The problem is not direction. It's decoupling. Your price is frozen. Your cost floats. The gap between them is your margin, and you are not watching it move.
The next reflex: this is solved, add usage-based pricing, meter the tokens.
Necessary. Not sufficient.
Metering tokens tells you how many tokens moved. It doesn't tell you what they cost you. The cost of a token depends on the model that produced it, whether it was input, output, or cached, and how many loops the agent took to get there. Bill a flat rate per million tokens and you've frozen a price while your cost floats underneath it. The next model release moves your cost and not your price. You're back on the cliff with extra steps.
This is the difference between token mode and price mode. Token mode meters what was consumed. Price mode meters what it cost you.

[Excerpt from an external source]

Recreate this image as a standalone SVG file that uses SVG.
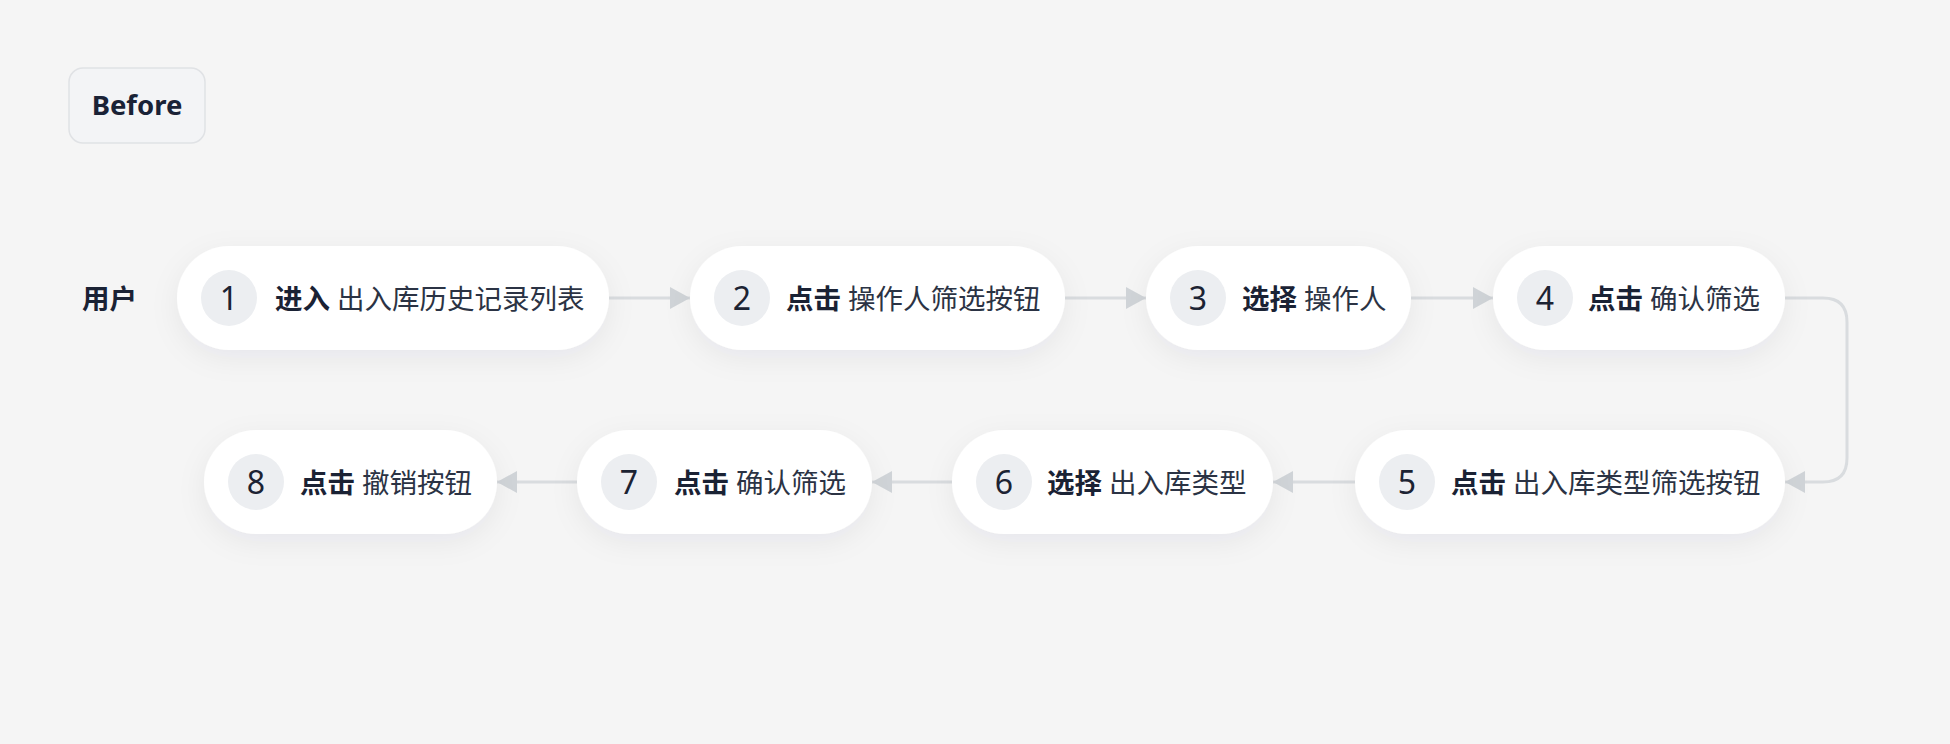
<svg xmlns="http://www.w3.org/2000/svg" width="1950" height="744" viewBox="0 0 1950 744">
  <style>
    .bg{fill:#f5f5f5}
    .node{fill:#ffffff;filter:url(#sh)}
    .badge{fill:#eceef1}
    .num{font-family:"Noto Sans","Noto Sans CJK SC",sans-serif;font-size:32px;font-weight:400;fill:#1c2333;text-anchor:middle}
    .t{font-family:"Noto Sans","Noto Sans CJK SC",sans-serif;font-size:27.5px}
    .b{font-weight:700;fill:#1a2234}
    .n{font-weight:400;fill:#2b3344}
    .conn{fill:none;stroke:#d9dcdf;stroke-width:3}
  </style>
  <defs>
    <filter id="sh" x="-20%" y="-40%" width="140%" height="190%">
      <feDropShadow dx="0" dy="8" stdDeviation="14" flood-color="#1a2234" flood-opacity="0.06"/>
    </filter>
    <marker id="ah" markerUnits="userSpaceOnUse" markerWidth="20" markerHeight="22" refX="20" refY="11" orient="auto">
      <path d="M0,0 L20,11 L0,22 z" fill="#d0d4d8"/>
    </marker>
  </defs>
  <rect class="bg" x="0" y="0" width="1950" height="744"/>

  <g id="before">
    <rect x="69" y="68" width="136" height="75" rx="14" fill="#f3f4f6" stroke="#e0e2e5" stroke-width="1.5"/>
    <text x="137" y="115" text-anchor="middle" font-family="'Noto Sans',sans-serif" font-size="27.5" font-weight="700" fill="#1a2236">Before</text>
  </g>

  <g id="lane-user">
    <text class="t b" x="82" y="308.5">用户</text>
  </g>

  <g id="connectors">
    <path class="conn" d="M609,298 H690" marker-end="url(#ah)"/>
    <path class="conn" d="M1065,298 H1146" marker-end="url(#ah)"/>
    <path class="conn" d="M1411,298 H1493" marker-end="url(#ah)"/>
    <path class="conn" d="M1785,298 H1823 Q1847,298 1847,322 V458 Q1847,482 1823,482 H1785" marker-end="url(#ah)"/>
    <path class="conn" d="M1355,482 H1273" marker-end="url(#ah)"/>
    <path class="conn" d="M952,482 H872" marker-end="url(#ah)"/>
    <path class="conn" d="M577,482 H497" marker-end="url(#ah)"/>
  </g>

  <g id="step1">
    <rect class="node" x="177" y="246" width="432" height="104" rx="52"/>
    <circle class="badge" cx="229" cy="298" r="28"/>
    <text class="num" x="229" y="309.5">1</text>
    <text class="t" y="308.5"><tspan class="b" x="275">进入</tspan><tspan class="n" x="337">出入库历史记录列表</tspan></text>
  </g>
  <g id="step2">
    <rect class="node" x="690" y="246" width="375" height="104" rx="52"/>
    <circle class="badge" cx="742" cy="298" r="28"/>
    <text class="num" x="742" y="309.5">2</text>
    <text class="t" y="308.5"><tspan class="b" x="786">点击</tspan><tspan class="n" x="848">操作人筛选按钮</tspan></text>
  </g>
  <g id="step3">
    <rect class="node" x="1146" y="246" width="265" height="104" rx="52"/>
    <circle class="badge" cx="1198" cy="298" r="28"/>
    <text class="num" x="1198" y="309.5">3</text>
    <text class="t" y="308.5"><tspan class="b" x="1242">选择</tspan><tspan class="n" x="1304">操作人</tspan></text>
  </g>
  <g id="step4">
    <rect class="node" x="1493" y="246" width="292" height="104" rx="52"/>
    <circle class="badge" cx="1545" cy="298" r="28"/>
    <text class="num" x="1545" y="309.5">4</text>
    <text class="t" y="308.5"><tspan class="b" x="1588">点击</tspan><tspan class="n" x="1650">确认筛选</tspan></text>
  </g>
  <g id="step5">
    <rect class="node" x="1355" y="430" width="430" height="104" rx="52"/>
    <circle class="badge" cx="1407" cy="482" r="28"/>
    <text class="num" x="1407" y="493.5">5</text>
    <text class="t" y="492.5"><tspan class="b" x="1451">点击</tspan><tspan class="n" x="1513">出入库类型筛选按钮</tspan></text>
  </g>
  <g id="step6">
    <rect class="node" x="952" y="430" width="321" height="104" rx="52"/>
    <circle class="badge" cx="1004" cy="482" r="28"/>
    <text class="num" x="1004" y="493.5">6</text>
    <text class="t" y="492.5"><tspan class="b" x="1047">选择</tspan><tspan class="n" x="1109">出入库类型</tspan></text>
  </g>
  <g id="step7">
    <rect class="node" x="577" y="430" width="295" height="104" rx="52"/>
    <circle class="badge" cx="629" cy="482" r="28"/>
    <text class="num" x="629" y="493.5">7</text>
    <text class="t" y="492.5"><tspan class="b" x="674">点击</tspan><tspan class="n" x="736">确认筛选</tspan></text>
  </g>
  <g id="step8">
    <rect class="node" x="204" y="430" width="293" height="104" rx="52"/>
    <circle class="badge" cx="256" cy="482" r="28"/>
    <text class="num" x="256" y="493.5">8</text>
    <text class="t" y="492.5"><tspan class="b" x="300">点击</tspan><tspan class="n" x="362">撤销按钮</tspan></text>
  </g>
</svg>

The honest objection to billing on real cost: it makes the customer's bill unpredictable, and buyers hate a bill that moves.
It doesn't have to. What you bill on and what the customer sees are two different things. You still design the experience: a flat tier, an allowance, a cap, prepaid credits. Predictability for the customer is a choice you keep.
What changes is that you make that choice knowing your cost. Someone absorbs the variance either way. Give the customer a hard cap and you carry the tail above it. Pass it through and they carry it. The variance doesn't disappear. It stops being a surprise on your own P&L after a model upgrade. And it doesn't have to be free.
This is what the Lago Agent SDK now does. It reads the real dollar cost of every LLM call from live provider prices, OpenRouter and AWS Bedrock, with no keys to manage. It applies your markup and turns the result into billable usage. Token mode if you want to price the dimensions yourself. Price mode if you want cost-plus with the margin built in.
On top of that sits the policy: markup, margin floors, included allowances, overages, credits, per-customer discounts. The customer sees one clean charge. Your cost structure and token math stay on your side. It's open-source, so you can read exactly how cost becomes a billable amount instead of trusting a black box.
Three ways off the cliff, whichever stack you run.
Separate premium usage from the base plan. Reasoning-model traffic is a different cost class. Meter it on its own and price it through, so the customers who route to the expensive models are the ones who pay for them.
Set a margin floor, not a price. Fix the margin and let the billable amount track cost upward, so your worst case is a known number instead of a surprise.
Bill cost-plus on real spend. Turn the actual dollar cost of each call into a billable unit, and keep the customer-specific policy in the billing layer instead of a spreadsheet someone updates after every release.
Cheaper tokens were supposed to be good news.
They are, if you can see what they cost you.
Jevons would have told you to check the bill.